Experienced founder-moms are busy. Their calendars are full weeks — sometimes months — in advance. Three weeks of promotion might feel long to you. It may not be long to them.

If you’re serving women leading teams, raising kids, managing households, and navigating real-life complexity, your marketing timeline has to respect that.

Expansion seasons require earlier visibility.
More runway.
More repetition.

Not louder messaging. Just earlier and clearer messaging.

When It’s Not About Demand

One of the most dangerous narratives we create after something flops is this:

“The market rejected me.”

But launches are experiments.

Events are experiments.

New offers are experiments.

Buying behavior is nuanced right now. Even creators with large audiences are experiencing unpredictability. Interest does not always equal enrollment. Engagement does not guarantee conversion.

Before you label something a failure, ask:

  • Did I invite people personally?

  • Did I give enough runway?

  • Did I rely only on broadcast instead of connection?

  • Did I avoid the uncomfortable parts of visibility?

Sometimes the answer is yes.

And that’s empowering — because it’s fixable.

Courage Is the Strategy

There’s a difference between visibility and volume.

Volume is posting more.
Visibility is being seen by the right people in a meaningful way.

Courage-based visibility looks like:

  • Personally inviting your closest peers

  • Following up

  • Starting conversations

  • Reaching out before it feels urgent

  • Risking a “no” to create space for a “yes”

This is where leadership stretches you.

Especially in an expansion season.

Because as your business grows, the stakes feel higher. You’re not just experimenting for fun anymore. You’re protecting revenue, reputation, and momentum.

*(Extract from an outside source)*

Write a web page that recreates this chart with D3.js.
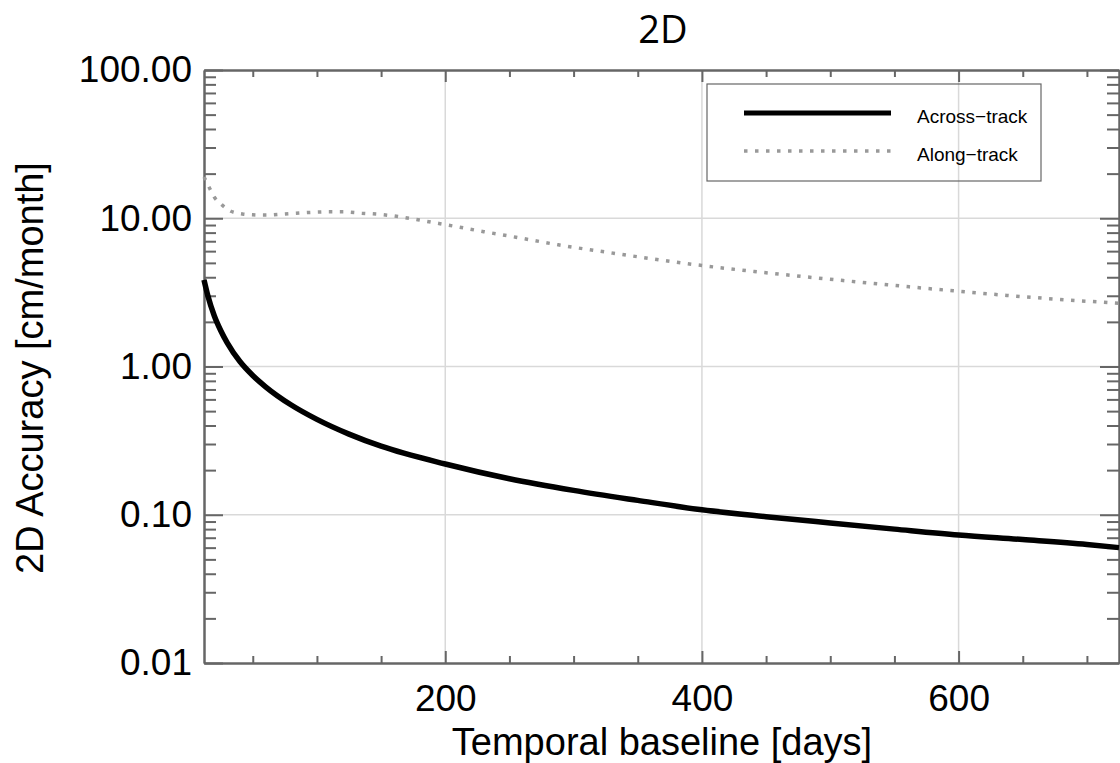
<!DOCTYPE html>
<html>
<head>
<meta charset="utf-8">
<script src="https://cdn.jsdelivr.net/npm/d3@7"></script>
<style>
  body { margin: 0; background: #fff; }
  svg { display: block; }
  text { font-family: "Liberation Sans", Arial, sans-serif; fill: #000; }
</style>
</head>
<body>
<svg id="chart" width="1120" height="763"></svg>
<script>
// values
const acrossDays = [12, 15, 20, 25, 30, 40, 50, 60, 80, 100, 125, 150, 200, 250, 300, 350, 400, 450, 500, 550, 600, 650, 700, 725];
const acrossVals = [3.84, 3.0, 2.2, 1.75, 1.45, 1.08, 0.87, 0.73, 0.55, 0.44, 0.35, 0.29, 0.22, 0.175, 0.146, 0.125, 0.108, 0.097, 0.088, 0.080, 0.073, 0.068, 0.063, 0.060];

const alongDays = [12, 16, 20, 26, 33, 42, 50, 60, 75, 90, 110, 120, 135, 150, 165, 180, 195, 210, 230, 255, 288, 331, 400, 477, 537, 596, 656, 725];
const alongVals = [19.0, 16.2, 13.9, 12.3, 11.15, 10.7, 10.55, 10.5, 10.7, 10.9, 11.05, 11.05, 10.82, 10.6, 10.22, 9.72, 9.22, 8.74, 8.12, 7.45, 6.62, 5.81, 4.80, 4.06, 3.61, 3.24, 2.93, 2.67];

const xMajor = [200, 400, 600];
const xMinor = [50, 100, 150, 250, 300, 350, 450, 500, 550, 650, 700];
const yMajor = [0.01, 0.1, 1, 10, 100];
const yMinor = [];
[0.01, 0.1, 1, 10].forEach(d => { for (let k = 2; k <= 9; k++) yMinor.push(+(d * k).toPrecision(3)); });

const seriesNames = ["Across\u2212track", "Along\u2212track"];

const pLeft = 204, pRight = 1119, pTop = 70, pBottom = 663;

const svg = d3.select("#chart");

const x = d3.scaleLinear().domain([12, 725]).range([pLeft, pRight]);
const y = d3.scaleLog().domain([0.01, 100]).range([pBottom, pTop]);

// grid
const grid = svg.append("g").attr("stroke", "#d9d9d9").attr("stroke-width", 1.5);
grid.selectAll(".gx").data(xMajor).enter().append("line")
  .attr("x1", d => x(d)).attr("x2", d => x(d)).attr("y1", pTop).attr("y2", pBottom);
grid.selectAll(".gy").data(yMajor.slice(1, -1)).enter().append("line")
  .attr("y1", d => y(d)).attr("y2", d => y(d)).attr("x1", pLeft).attr("x2", pRight);

// axes
function styleAxis(g) {
  g.selectAll("path, line").attr("stroke", "#666").attr("stroke-width", 2);
  g.selectAll("text").style("font-size", "37px").attr("fill", "#000");
}

svg.append("g").attr("transform", `translate(${pLeft},0)`)
  .call(d3.axisLeft(y).tickValues(yMajor).tickFormat(d3.format(".2f")).tickSize(-19).tickSizeOuter(0).tickPadding(12))
  .call(styleAxis);
svg.append("g").attr("transform", `translate(${pLeft},0)`)
  .call(d3.axisLeft(y).tickValues(yMinor).tickFormat("").tickSize(-12).tickSizeOuter(0))
  .call(styleAxis);
svg.append("g").attr("transform", `translate(${pRight},0)`)
  .call(d3.axisRight(y).tickValues(yMajor).tickFormat("").tickSize(-19).tickSizeOuter(0))
  .call(styleAxis);
svg.append("g").attr("transform", `translate(${pRight},0)`)
  .call(d3.axisRight(y).tickValues(yMinor).tickFormat("").tickSize(-12).tickSizeOuter(0))
  .call(styleAxis);

svg.append("g").attr("transform", `translate(0,${pBottom})`)
  .call(d3.axisBottom(x).tickValues(xMajor).tickFormat(d3.format("d")).tickSize(-12).tickSizeOuter(0).tickPadding(22))
  .call(styleAxis);
svg.append("g").attr("transform", `translate(0,${pBottom})`)
  .call(d3.axisBottom(x).tickValues(xMinor).tickFormat("").tickSize(-7).tickSizeOuter(0))
  .call(styleAxis);
svg.append("g").attr("transform", `translate(0,${pTop})`)
  .call(d3.axisTop(x).tickValues(xMajor).tickFormat("").tickSize(-12).tickSizeOuter(0))
  .call(styleAxis);
svg.append("g").attr("transform", `translate(0,${pTop})`)
  .call(d3.axisTop(x).tickValues(xMinor).tickFormat("").tickSize(-7).tickSizeOuter(0))
  .call(styleAxis);

// lines
const line = d3.line().x(d => x(d[0])).y(d => y(d[1])).curve(d3.curveMonotoneX);

svg.append("path")
  .datum(alongDays.map((d, i) => [d, alongVals[i]]))
  .attr("fill", "none").attr("stroke", "#999").attr("stroke-width", 3.5)
  .attr("stroke-dasharray", "3.5,7.5")
  .attr("d", line);

svg.append("path")
  .datum(acrossDays.map((d, i) => [d, acrossVals[i]]))
  .attr("fill", "none").attr("stroke", "#000").attr("stroke-width", 5.5)
  .attr("d", line);

// legend
const lg = svg.append("g");
lg.append("rect").attr("x", 707).attr("y", 84).attr("width", 334).attr("height", 97)
  .attr("fill", "none").attr("stroke", "#666").attr("stroke-width", 1.2);
lg.append("line").attr("x1", 744).attr("x2", 891).attr("y1", 113).attr("y2", 113)
  .attr("stroke", "#000").attr("stroke-width", 5);
lg.append("line").attr("x1", 744).attr("x2", 891).attr("y1", 151).attr("y2", 151)
  .attr("stroke", "#999").attr("stroke-width", 3.5).attr("stroke-dasharray", "3.5,7.5");
lg.append("text").attr("x", 917).attr("y", 123).style("font-size", "19px").text(seriesNames[0]);
lg.append("text").attr("x", 917).attr("y", 161).style("font-size", "19px").text(seriesNames[1]);

// titles
svg.append("text").attr("x", 663).attr("y", 43).attr("text-anchor", "middle")
  .style("font-family", "'Open Sans', sans-serif").style("font-size", "38px").text("2D");

svg.append("text").attr("x", 662).attr("y", 755).attr("text-anchor", "middle")
  .style("font-size", "38px").text("Temporal baseline [days]");

svg.append("text").attr("transform", `translate(43,368) rotate(-90)`).attr("text-anchor", "middle")
  .style("font-size", "38px").text("2D Accuracy [cm/month]");
</script>
</body>
</html>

And yet — growth still requires vulnerability.

You cannot build relationship-based marketing without being relational.

You cannot create connection without proximity.

You cannot model courage for your community while avoiding it yourself.

For the Founder in the Arena

If you’re navigating expansion right now — launching something new, repositioning your brand, reaching for the next level — you might feel exposed.

Marketing has a way of pressing directly on our identity.

When something doesn’t land, it feels personal.

But here’s the grounded truth:

You are not behind.
You are not rejected.
You are not the only one navigating unpredictability.

You are building in real time.

And building requires iteration.

It requires courage.

It requires showing up even when it’s uncomfortable.

Especially when you’re modeling leadership for other women — for your clients, your peers, and maybe even your children — courage doesn’t mean the absence of vulnerability.

It means doing the thing anyway.

The Real Reframe

When no one shows up, the question isn’t:

“Does anyone want this?”

The better question is:

“Did I truly invite them?”

And if the answer is no — good.

That means the next step is clear.

Invite them.
Earlier.
Personally.
With intention.

Connection is not a soft strategy. It is a conversion strategy.

And in this season of business, relationship-based marketing isn’t optional. It’s essential.